▶ **GIVEN PROBLEM**:
Your answer must consist solely of the number of lines that contain the word "matplotlib".

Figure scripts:
------------------------------------------------------------

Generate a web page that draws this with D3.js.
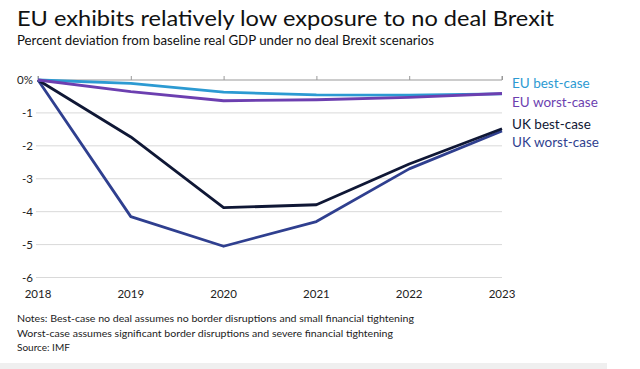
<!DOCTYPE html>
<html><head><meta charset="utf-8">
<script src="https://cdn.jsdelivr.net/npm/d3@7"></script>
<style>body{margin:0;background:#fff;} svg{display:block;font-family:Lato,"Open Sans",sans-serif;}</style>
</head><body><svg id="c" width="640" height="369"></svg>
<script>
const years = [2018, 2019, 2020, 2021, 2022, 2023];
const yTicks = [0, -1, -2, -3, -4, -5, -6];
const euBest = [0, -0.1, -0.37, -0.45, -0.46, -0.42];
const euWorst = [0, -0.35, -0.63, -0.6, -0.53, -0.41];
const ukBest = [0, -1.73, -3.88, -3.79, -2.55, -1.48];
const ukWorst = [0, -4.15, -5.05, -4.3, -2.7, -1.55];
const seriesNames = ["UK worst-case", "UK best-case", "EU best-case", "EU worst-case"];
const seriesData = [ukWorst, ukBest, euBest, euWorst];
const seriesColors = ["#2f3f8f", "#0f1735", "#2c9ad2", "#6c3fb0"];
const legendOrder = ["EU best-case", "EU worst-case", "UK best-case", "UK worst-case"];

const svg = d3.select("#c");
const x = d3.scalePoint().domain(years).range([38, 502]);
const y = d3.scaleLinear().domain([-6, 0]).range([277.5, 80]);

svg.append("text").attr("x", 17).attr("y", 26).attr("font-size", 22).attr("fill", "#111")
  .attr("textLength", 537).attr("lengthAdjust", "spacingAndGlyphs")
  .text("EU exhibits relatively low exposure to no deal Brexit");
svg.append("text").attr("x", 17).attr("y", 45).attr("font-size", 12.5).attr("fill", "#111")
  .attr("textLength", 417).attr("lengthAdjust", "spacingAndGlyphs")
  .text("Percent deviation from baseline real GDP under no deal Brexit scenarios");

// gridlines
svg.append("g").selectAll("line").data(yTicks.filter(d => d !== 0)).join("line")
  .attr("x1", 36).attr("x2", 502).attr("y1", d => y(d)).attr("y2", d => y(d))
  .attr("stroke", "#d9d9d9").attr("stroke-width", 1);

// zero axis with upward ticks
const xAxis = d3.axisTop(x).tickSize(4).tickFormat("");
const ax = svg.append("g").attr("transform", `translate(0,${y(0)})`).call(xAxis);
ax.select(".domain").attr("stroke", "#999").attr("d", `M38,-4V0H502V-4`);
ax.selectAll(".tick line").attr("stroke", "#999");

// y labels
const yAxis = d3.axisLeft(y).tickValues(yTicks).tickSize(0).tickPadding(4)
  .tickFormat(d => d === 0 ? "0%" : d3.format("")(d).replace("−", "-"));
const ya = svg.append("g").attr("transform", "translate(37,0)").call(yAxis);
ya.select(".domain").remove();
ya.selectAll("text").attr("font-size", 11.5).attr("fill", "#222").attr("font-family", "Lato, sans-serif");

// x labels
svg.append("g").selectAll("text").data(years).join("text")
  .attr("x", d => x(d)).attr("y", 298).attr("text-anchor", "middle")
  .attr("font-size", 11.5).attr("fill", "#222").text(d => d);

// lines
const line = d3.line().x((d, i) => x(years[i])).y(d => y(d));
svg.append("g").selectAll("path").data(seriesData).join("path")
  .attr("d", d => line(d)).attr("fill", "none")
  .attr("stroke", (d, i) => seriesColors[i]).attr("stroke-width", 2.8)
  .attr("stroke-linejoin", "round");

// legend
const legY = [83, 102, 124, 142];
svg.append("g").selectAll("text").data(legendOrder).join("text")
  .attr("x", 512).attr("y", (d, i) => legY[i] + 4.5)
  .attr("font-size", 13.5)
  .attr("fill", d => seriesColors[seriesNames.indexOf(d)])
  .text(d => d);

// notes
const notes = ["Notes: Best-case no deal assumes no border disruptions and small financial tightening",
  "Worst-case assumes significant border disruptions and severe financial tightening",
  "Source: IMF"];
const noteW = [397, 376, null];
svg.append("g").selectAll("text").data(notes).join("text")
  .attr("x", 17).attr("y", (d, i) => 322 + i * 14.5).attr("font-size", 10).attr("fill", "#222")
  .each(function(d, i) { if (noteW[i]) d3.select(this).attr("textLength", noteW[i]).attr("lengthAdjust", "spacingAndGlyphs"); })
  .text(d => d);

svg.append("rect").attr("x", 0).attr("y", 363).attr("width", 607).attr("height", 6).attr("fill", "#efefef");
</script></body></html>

------------------------------------------------------------

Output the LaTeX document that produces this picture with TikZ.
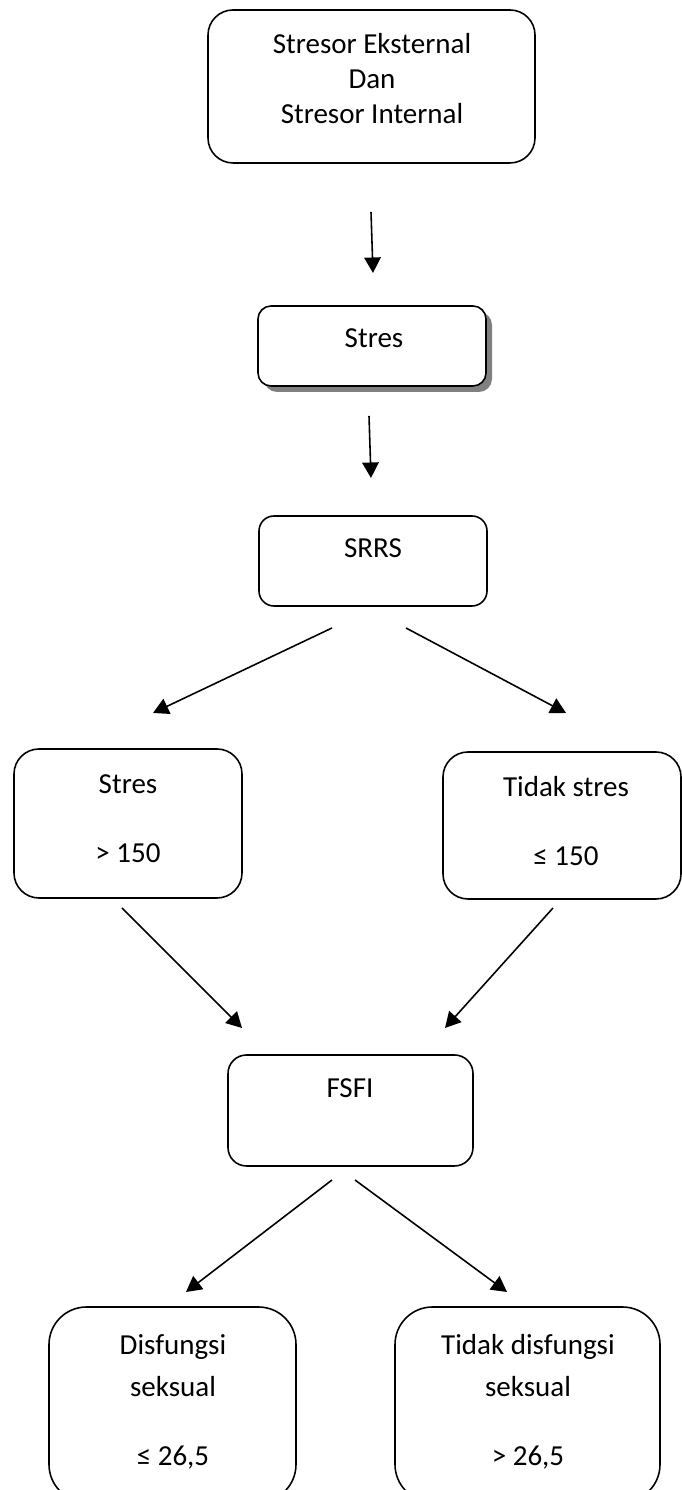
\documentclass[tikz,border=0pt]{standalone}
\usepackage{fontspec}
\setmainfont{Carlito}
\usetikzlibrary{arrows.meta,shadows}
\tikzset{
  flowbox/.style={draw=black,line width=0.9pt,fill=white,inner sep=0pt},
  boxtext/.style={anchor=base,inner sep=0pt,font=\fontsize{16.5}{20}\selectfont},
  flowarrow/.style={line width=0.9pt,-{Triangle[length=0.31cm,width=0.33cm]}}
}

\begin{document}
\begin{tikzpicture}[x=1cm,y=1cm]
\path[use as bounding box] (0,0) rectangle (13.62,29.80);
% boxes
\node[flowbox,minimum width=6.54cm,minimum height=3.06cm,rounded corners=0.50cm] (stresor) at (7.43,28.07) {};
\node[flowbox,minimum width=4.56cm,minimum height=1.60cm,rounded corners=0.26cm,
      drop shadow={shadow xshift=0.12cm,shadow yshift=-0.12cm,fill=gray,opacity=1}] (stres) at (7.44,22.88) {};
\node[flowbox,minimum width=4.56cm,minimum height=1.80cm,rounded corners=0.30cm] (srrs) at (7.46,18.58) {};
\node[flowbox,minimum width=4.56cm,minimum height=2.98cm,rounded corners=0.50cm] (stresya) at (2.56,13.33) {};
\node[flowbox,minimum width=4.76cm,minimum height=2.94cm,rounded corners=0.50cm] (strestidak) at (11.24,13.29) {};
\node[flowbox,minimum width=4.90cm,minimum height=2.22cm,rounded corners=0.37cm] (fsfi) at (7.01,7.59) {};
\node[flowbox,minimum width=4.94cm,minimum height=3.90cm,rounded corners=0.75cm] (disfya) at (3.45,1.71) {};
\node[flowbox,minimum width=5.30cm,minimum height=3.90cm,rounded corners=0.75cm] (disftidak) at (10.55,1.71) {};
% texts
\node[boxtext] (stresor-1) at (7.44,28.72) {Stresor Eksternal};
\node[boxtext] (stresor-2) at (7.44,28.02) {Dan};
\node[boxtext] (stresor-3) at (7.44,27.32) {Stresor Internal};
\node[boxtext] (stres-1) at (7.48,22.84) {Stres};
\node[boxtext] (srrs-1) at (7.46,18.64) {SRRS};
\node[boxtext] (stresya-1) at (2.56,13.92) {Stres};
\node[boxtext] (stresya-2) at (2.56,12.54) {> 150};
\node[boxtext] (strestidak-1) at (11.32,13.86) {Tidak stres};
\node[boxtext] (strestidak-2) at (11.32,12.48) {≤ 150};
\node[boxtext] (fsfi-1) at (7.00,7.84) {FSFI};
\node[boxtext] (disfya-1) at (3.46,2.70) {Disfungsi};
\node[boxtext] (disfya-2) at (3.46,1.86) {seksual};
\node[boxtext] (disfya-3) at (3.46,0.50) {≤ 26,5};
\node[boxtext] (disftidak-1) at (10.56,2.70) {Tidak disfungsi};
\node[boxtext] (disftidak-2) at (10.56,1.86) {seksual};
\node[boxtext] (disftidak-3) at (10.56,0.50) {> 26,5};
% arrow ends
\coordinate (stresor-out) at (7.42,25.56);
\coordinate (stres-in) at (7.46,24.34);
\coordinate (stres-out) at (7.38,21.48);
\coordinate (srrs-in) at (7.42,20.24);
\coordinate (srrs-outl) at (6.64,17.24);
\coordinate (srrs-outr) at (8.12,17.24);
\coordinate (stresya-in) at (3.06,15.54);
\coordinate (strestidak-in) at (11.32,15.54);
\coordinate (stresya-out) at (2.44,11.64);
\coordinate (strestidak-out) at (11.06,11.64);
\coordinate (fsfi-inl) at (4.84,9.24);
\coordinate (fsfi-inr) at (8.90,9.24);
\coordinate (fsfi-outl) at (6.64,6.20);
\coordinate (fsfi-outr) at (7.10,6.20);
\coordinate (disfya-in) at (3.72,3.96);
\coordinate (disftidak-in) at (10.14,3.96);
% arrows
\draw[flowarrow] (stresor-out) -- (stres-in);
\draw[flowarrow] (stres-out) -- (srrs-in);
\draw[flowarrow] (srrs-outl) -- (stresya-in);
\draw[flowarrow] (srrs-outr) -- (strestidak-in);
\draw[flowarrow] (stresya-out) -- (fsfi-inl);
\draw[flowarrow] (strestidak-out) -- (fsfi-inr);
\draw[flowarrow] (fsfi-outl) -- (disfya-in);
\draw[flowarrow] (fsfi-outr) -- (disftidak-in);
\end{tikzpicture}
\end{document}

------------------------------------------------------------

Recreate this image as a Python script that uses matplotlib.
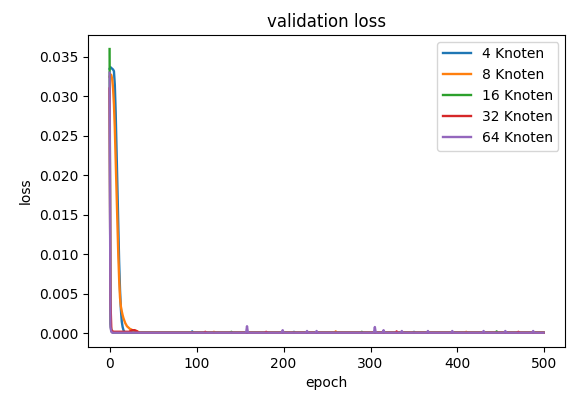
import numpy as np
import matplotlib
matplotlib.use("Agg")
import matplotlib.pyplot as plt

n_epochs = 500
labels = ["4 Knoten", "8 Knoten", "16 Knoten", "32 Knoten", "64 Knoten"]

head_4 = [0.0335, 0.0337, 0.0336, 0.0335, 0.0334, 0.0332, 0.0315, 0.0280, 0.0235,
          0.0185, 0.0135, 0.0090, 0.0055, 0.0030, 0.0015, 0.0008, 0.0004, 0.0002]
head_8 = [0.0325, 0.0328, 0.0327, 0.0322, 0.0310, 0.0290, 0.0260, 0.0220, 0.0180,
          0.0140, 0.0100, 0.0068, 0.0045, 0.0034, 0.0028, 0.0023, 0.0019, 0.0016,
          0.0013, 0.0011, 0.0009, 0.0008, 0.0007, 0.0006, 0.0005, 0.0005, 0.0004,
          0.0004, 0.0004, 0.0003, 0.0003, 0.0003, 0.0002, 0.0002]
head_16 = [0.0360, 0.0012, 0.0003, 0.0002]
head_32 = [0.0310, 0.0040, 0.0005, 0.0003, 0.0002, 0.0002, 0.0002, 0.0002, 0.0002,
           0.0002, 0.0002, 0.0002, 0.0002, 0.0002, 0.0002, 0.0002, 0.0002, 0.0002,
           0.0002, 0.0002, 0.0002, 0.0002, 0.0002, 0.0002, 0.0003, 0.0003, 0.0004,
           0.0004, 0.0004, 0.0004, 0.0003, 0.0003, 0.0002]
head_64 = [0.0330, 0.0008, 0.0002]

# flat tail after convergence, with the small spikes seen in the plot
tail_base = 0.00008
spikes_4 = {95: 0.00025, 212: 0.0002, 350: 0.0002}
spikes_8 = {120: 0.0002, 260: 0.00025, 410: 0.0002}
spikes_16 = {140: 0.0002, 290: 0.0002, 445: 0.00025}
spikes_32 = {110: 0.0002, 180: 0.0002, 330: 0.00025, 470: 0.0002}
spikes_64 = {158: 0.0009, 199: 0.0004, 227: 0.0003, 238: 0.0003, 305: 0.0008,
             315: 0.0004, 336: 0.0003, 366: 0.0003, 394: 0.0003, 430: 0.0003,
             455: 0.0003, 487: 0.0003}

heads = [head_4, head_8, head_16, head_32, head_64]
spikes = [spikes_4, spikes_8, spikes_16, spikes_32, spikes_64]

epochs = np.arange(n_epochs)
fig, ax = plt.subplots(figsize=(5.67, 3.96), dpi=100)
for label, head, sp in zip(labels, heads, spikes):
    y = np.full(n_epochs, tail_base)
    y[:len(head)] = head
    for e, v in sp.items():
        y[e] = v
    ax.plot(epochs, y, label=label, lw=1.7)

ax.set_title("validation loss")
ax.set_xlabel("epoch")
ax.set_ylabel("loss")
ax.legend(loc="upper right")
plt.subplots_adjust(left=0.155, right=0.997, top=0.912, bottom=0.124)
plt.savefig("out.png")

------------------------------------------------------------

▶ **EXERCISE ANSWER**:
4